_Exercise directions_
Include the line containing "const yTicks = [0, 10, 20, 30, 40, 50, 60]" and all lines before it, repeated exactly from the listing below, without pictures.

[Items from a data source]

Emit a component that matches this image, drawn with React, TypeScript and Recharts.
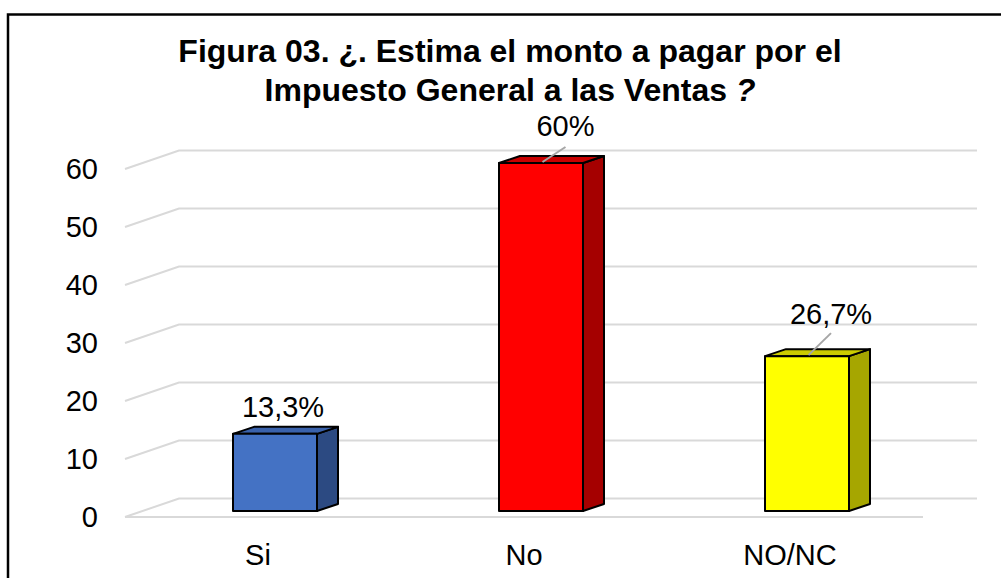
import { Bar, BarChart, CartesianGrid, Cell, LabelList, XAxis, YAxis } from 'recharts'

const categories = ['Si', 'No', 'NO/NC']
const values = [13.3, 60, 26.7]
const yTicks = [0, 10, 20, 30, 40, 50, 60]

const frontColors = ['#4472C4', '#FF0000', '#FFFF00']
const topColors = ['#3A62AC', '#C80000', '#CCCC00']
const sideColors = ['#2C4A82', '#A50000', '#A6A600']

// where each data label sits, relative to the bar's top-front centre
const labelOffsets = [
  { dx: 8, dy: -17, leader: 0 },
  { dx: 24.5, dy: -27, leader: -16 },
  { dx: 24, dy: -32, leader: -23 },
]

const W = 1001
const H = 578
const FONT = '"Liberation Sans", Arial, sans-serif'
const GRID = '#D9D9D9'

// 3D projection offsets
const WALL = { dx: 54, dy: -18.5 }
const BAR_POS = { dx: 17, dy: -6 }
const BAR_DEPTH = { dx: 21, dy: -7 }

const data = categories.map((name, i) => ({ name, value: values[i] }))

const fmt = (v: number) => `${String(v).replace('.', ',')}%`

// eslint-disable-next-line @typescript-eslint/no-explicit-any
function GridLine(props: any) {
  const { x1, y1, x2, index } = props
  const bx = x1 + WALL.dx
  const by = y1 + WALL.dy
  return (
    <polyline
      key={`grid-${index}`}
      points={`${x1},${y1} ${bx},${by} ${x2 + WALL.dx},${by}`}
      fill="none"
      stroke={GRID}
      strokeWidth={2}
    />
  )
}

// eslint-disable-next-line @typescript-eslint/no-explicit-any
function Box3D(props: any) {
  const { x, y, width, height, index } = props
  const X = x + BAR_POS.dx
  const Y = y + BAR_POS.dy
  const { dx, dy } = BAR_DEPTH
  const top = `${X},${Y} ${X + dx},${Y + dy} ${X + width + dx},${Y + dy} ${X + width},${Y}`
  const side = `${X + width},${Y} ${X + width + dx},${Y + dy} ${X + width + dx},${Y + height + dy} ${X + width},${Y + height}`
  return (
    <g stroke="#000" strokeWidth={2} strokeLinejoin="round">
      <polygon points={side} fill={sideColors[index]} />
      <polygon points={top} fill={topColors[index]} />
      <rect x={X} y={Y} width={width} height={height} fill={frontColors[index]} />
    </g>
  )
}

// eslint-disable-next-line @typescript-eslint/no-explicit-any
function BarLabel(props: any) {
  const { x, y, width, value, index } = props
  const o = labelOffsets[index]
  const cx = x + width / 2 + BAR_POS.dx
  const top = y + BAR_POS.dy
  return (
    <g>
      {o.leader !== 0 && (
        <line
          x1={cx + 1.5}
          y1={top - 1}
          x2={cx + o.dx}
          y2={top + o.leader}
          stroke="#A6A6A6"
          strokeWidth={2}
        />
      )}
      <text
        x={cx + o.dx}
        y={top + o.dy}
        textAnchor="middle"
        fontFamily={FONT}
        fontSize={29}
        fill="#000"
      >
        {fmt(value)}
      </text>
    </g>
  )
}

// eslint-disable-next-line @typescript-eslint/no-explicit-any
function YTick(props: any) {
  const { x, y, payload } = props
  return (
    <text x={x} y={y} dy={10} textAnchor="end" fontFamily={FONT} fontSize={29} fill="#000">
      {payload.value}
    </text>
  )
}

// eslint-disable-next-line @typescript-eslint/no-explicit-any
function XTick(props: any) {
  const { x, y, payload } = props
  return (
    <text x={x} y={y} dy={48} textAnchor="middle" fontFamily={FONT} fontSize={29} fill="#000">
      {payload.value}
    </text>
  )
}

export default function App() {
  return (
    <div
      style={{
        position: 'absolute',
        left: 0,
        top: 0,
        width: W,
        height: H,
        overflow: 'hidden',
        background: '#fff',
      }}
    >
      <svg width={W} height={H} style={{ position: 'absolute', left: 0, top: 0 }}>
        <rect x={8} y={14.5} width={1200} height={800} fill="#fff" stroke="#000" strokeWidth={2.5} />
        <text
          x={510}
          textAnchor="middle"
          fontFamily={FONT}
          fontWeight="bold"
          fontSize={32}
          fill="#000"
        >
          <tspan x={510} y={62}>
            Figura 03. ¿. Estima el monto a pagar por el
          </tspan>
          <tspan x={510} y={101}>
            Impuesto General a las Ventas <tspan fontStyle="italic">?</tspan>
          </tspan>
        </text>
      </svg>
      <div style={{ position: 'absolute', left: 0, top: 0 }}>
        <BarChart
          width={W}
          height={H}
          data={data}
          margin={{ top: 169, right: 78, bottom: 31, left: 8 }}
        >
          <CartesianGrid horizontal={GridLine} vertical={false} />
          <XAxis
            dataKey="name"
            height={30}
            axisLine={{ stroke: GRID, strokeWidth: 2 }}
            tickLine={false}
            tickSize={0}
            tickMargin={0}
            tick={XTick}
          />
          <YAxis
            width={117}
            domain={[0, 60]}
            ticks={yTicks}
            axisLine={false}
            tickLine={false}
            tickSize={0}
            tickMargin={27}
            tick={YTick}
          />
          <Bar dataKey="value" barSize={84} shape={Box3D} isAnimationActive={false}>
            {data.map((d, i) => (
              <Cell key={d.name} fill={frontColors[i]} />
            ))}
            <LabelList dataKey="value" content={BarLabel} />
          </Bar>
        </BarChart>
      </div>
    </div>
  )
}
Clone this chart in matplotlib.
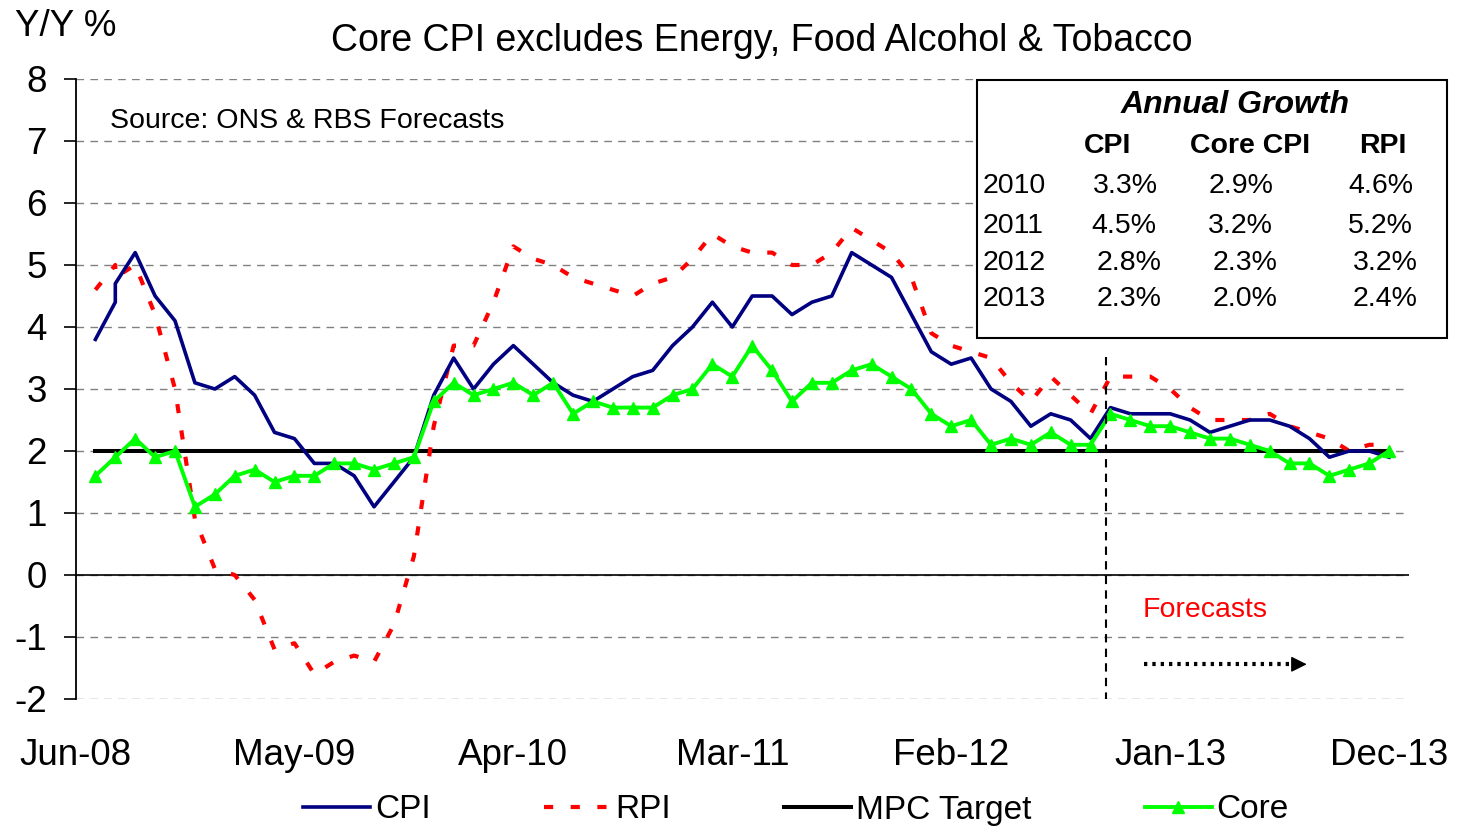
import numpy as np
import matplotlib
matplotlib.use("Agg")
import matplotlib.pyplot as plt
from matplotlib.patches import Rectangle

plt.rcParams['font.family'] = ['Liberation Sans', 'DejaVu Sans']

# ---------------- data ----------------
tick_labels = ['Jun-08', 'May-09', 'Apr-10', 'Mar-11', 'Feb-12', 'Jan-13', 'Dec-13']
tick_months = [0, 11, 22, 33, 44, 55, 66]          # months after Jun-08

months = np.arange(1, 67)                            # plotted month positions

# CPI and RPI carry two readings at the second position (as in the source chart)
cpi = [3.8, 4.4, 4.7, 5.2, 4.5, 4.1, 3.1, 3.0, 3.2, 2.9, 2.3, 2.2, 1.8, 1.8, 1.6,
       1.1, 1.5, 1.9, 2.9, 3.5, 3.0, 3.4, 3.7, 3.4, 3.1, 2.9, 2.8, 3.0, 3.2, 3.3,
       3.7, 4.0, 4.4, 4.0, 4.5, 4.5, 4.2, 4.4, 4.5, 5.2, 5.0, 4.8, 4.2, 3.6, 3.4,
       3.5, 3.0, 2.8, 2.4, 2.6, 2.5, 2.2, 2.7, 2.6, 2.6, 2.6, 2.5, 2.3, 2.4, 2.5,
       2.5, 2.4, 2.2, 1.9, 2.0, 2.0, 1.9]
rpi = [4.6, 5.0, 4.8, 5.0, 4.2, 3.0, 0.9, 0.1, 0.0, -0.4, -1.2, -1.1, -1.6, -1.4,
       -1.3, -1.4, -0.8, 0.3, 2.4, 3.7, 3.7, 4.4, 5.3, 5.1, 5.0, 4.8, 4.7, 4.6,
       4.5, 4.7, 4.8, 5.1, 5.5, 5.3, 5.2, 5.2, 5.0, 5.0, 5.2, 5.6, 5.4, 5.2, 4.8,
       3.9, 3.7, 3.6, 3.5, 3.1, 2.8, 3.2, 2.9, 2.6, 3.2, 3.2, 3.2, 3.0, 2.7, 2.5,
       2.5, 2.5, 2.6, 2.4, 2.3, 2.2, 2.0, 2.1, 2.1]
core = [1.6, 1.9, 2.2, 1.9, 2.0, 1.1, 1.3, 1.6, 1.7, 1.5, 1.6, 1.6, 1.8, 1.8, 1.7,
        1.8, 1.9, 2.8, 3.1, 2.9, 3.0, 3.1, 2.9, 3.1, 2.6, 2.8, 2.7, 2.7, 2.7, 2.9,
        3.0, 3.4, 3.2, 3.7, 3.3, 2.8, 3.1, 3.1, 3.3, 3.4, 3.2, 3.0, 2.6, 2.4, 2.5,
        2.1, 2.2, 2.1, 2.3, 2.1, 2.1, 2.6, 2.5, 2.4, 2.4, 2.3, 2.2, 2.2, 2.1, 2.0,
        1.8, 1.8, 1.6, 1.7, 1.8, 2.0]
mpc_target = [2.0] * len(months)

table_years = ['2010', '2011', '2012', '2013']
table_cols = ['CPI', 'Core CPI', 'RPI']
table_cpi = ['3.3%', '4.5%', '2.8%', '2.3%']
table_core = ['2.9%', '3.2%', '2.3%', '2.0%']
table_rpi = ['4.6%', '5.2%', '3.2%', '2.4%']

forecast_start = 51.8

# ---------------- figure ----------------
W, H = 1459, 826
fig = plt.figure(figsize=(W / 100, H / 100), dpi=100)
ax = fig.add_axes([75.5 / W, 1 - 699 / H, (1409 - 75.5) / W, (699 - 79) / H])

def fp(x, y):
    return (x / W, 1 - y / H)

dup_pos = np.insert(months, 1, months[1])

ax.set_xlim(0, 67)
ax.set_ylim(-2, 8)

ax.set_yticks(range(-2, 9))
ax.yaxis.grid(True, color='#808080', lw=1.0, linestyle=(0, (5.5, 4.5)))
ax.set_axisbelow(True)
ax.axhline(0, color='black', lw=1.2, zorder=1)

l_mpc, = ax.plot(months, mpc_target, color='black', lw=2.9, zorder=2, label='MPC Target')
l_rpi, = ax.plot(dup_pos, rpi, color='#FF0000', lw=3.0, linestyle=(0, (2.2, 4.2)),
                 zorder=3, label='RPI')
l_cpi, = ax.plot(dup_pos, cpi, color='#000080', lw=2.6, zorder=4, label='CPI')
l_core, = ax.plot(months, core, color='#00FF00', lw=2.8, marker='^', ms=9,
                  mec='#00FF00', mfc='#00FF00', zorder=5, label='Core')

# forecast divider
ax.plot([forecast_start, forecast_start], [3.52, -2], color='black', lw=1.5,
        linestyle=(0, (4, 3)), zorder=6)

# dotted arrow
ax.plot([53.7, 61.4], [-1.44, -1.44], color='black', lw=3.0, linestyle=(0, (0.8, 1.2)),
        zorder=6)
ax.annotate('', xy=(62.0, -1.44), xytext=(61.2, -1.44),
            arrowprops=dict(arrowstyle='-|>', color='black', lw=1.0, mutation_scale=24),
            zorder=6)

# spines / ticks
for s in ['top', 'right', 'bottom']:
    ax.spines[s].set_visible(False)
ax.spines['left'].set_linewidth(1.3)
ax.tick_params(axis='y', length=8.5, width=1.2, pad=12, labelsize=26.5)
ax.set_yticklabels([str(v) for v in range(-2, 9)])
ax.set_xticks(tick_months)
ax.set_xticklabels(tick_labels)
ax.tick_params(axis='x', length=0, pad=28, labelsize=26.5)

# texts
fig.text(*fp(15, 27), 'Y/Y %', fontsize=26.5, ha='left', va='center')
fig.text(*fp(762, 41), 'Core CPI excludes Energy, Food Alcohol & Tobacco',
         fontsize=27, ha='center', va='center')
fig.text(*fp(110, 121), 'Source: ONS & RBS Forecasts', fontsize=20.5,
         ha='left', va='center')
fig.text(*fp(1143, 610), 'Forecasts', fontsize=20.5, color='#FF0000',
         ha='left', va='center')

# table box
x0, y0 = fp(977, 338)
x1, y1 = fp(1447, 80)
fig.add_artist(Rectangle((x0, y0), x1 - x0, y1 - y0, transform=fig.transFigure,
                         facecolor='white', edgecolor='black', lw=1.5, zorder=5))
fig.text(*fp(1235, 105), 'Annual Growth', fontsize=23, fontweight='bold',
         fontstyle='italic', ha='center', va='center', zorder=6)
col_x = [1108, 1250, 1383]
for cx, name in zip(col_x, table_cols):
    fig.text(*fp(cx, 146), name, fontsize=20.5, fontweight='bold',
             ha='center', va='center', zorder=6)
row_y = [186, 226, 263, 299]
row_shift = [0, -1, 4, 4]
val_x = [1125, 1241, 1381]
for i, yr in enumerate(table_years):
    fig.text(*fp(983, row_y[i]), yr, fontsize=20.5, ha='left', va='center', zorder=6)
    for cx, vals in zip(val_x, [table_cpi, table_core, table_rpi]):
        fig.text(*fp(cx + row_shift[i], row_y[i]), vals[i], fontsize=20.5,
                 ha='center', va='center', zorder=6)

# legend
leg_handles = [l_cpi, l_rpi, l_mpc, l_core]
fig.legend(leg_handles, [h.get_label() for h in leg_handles], loc='center',
           bbox_to_anchor=fp(796, 810), ncol=4, frameon=False, fontsize=24,
           handlelength=2.0, handletextpad=0.15, columnspacing=3.4, numpoints=1)

fig.savefig('out.png', dpi=100)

_Correct response_
Emit a component that matches this image, drawn with React, TypeScript and Recharts.
import { Bar, BarChart, CartesianGrid, Cell, LabelList, XAxis, YAxis } from 'recharts'

const categories = ['Si', 'No', 'NO/NC']
const values = [13.3, 60, 26.7]
const yTicks = [0, 10, 20, 30, 40, 50, 60]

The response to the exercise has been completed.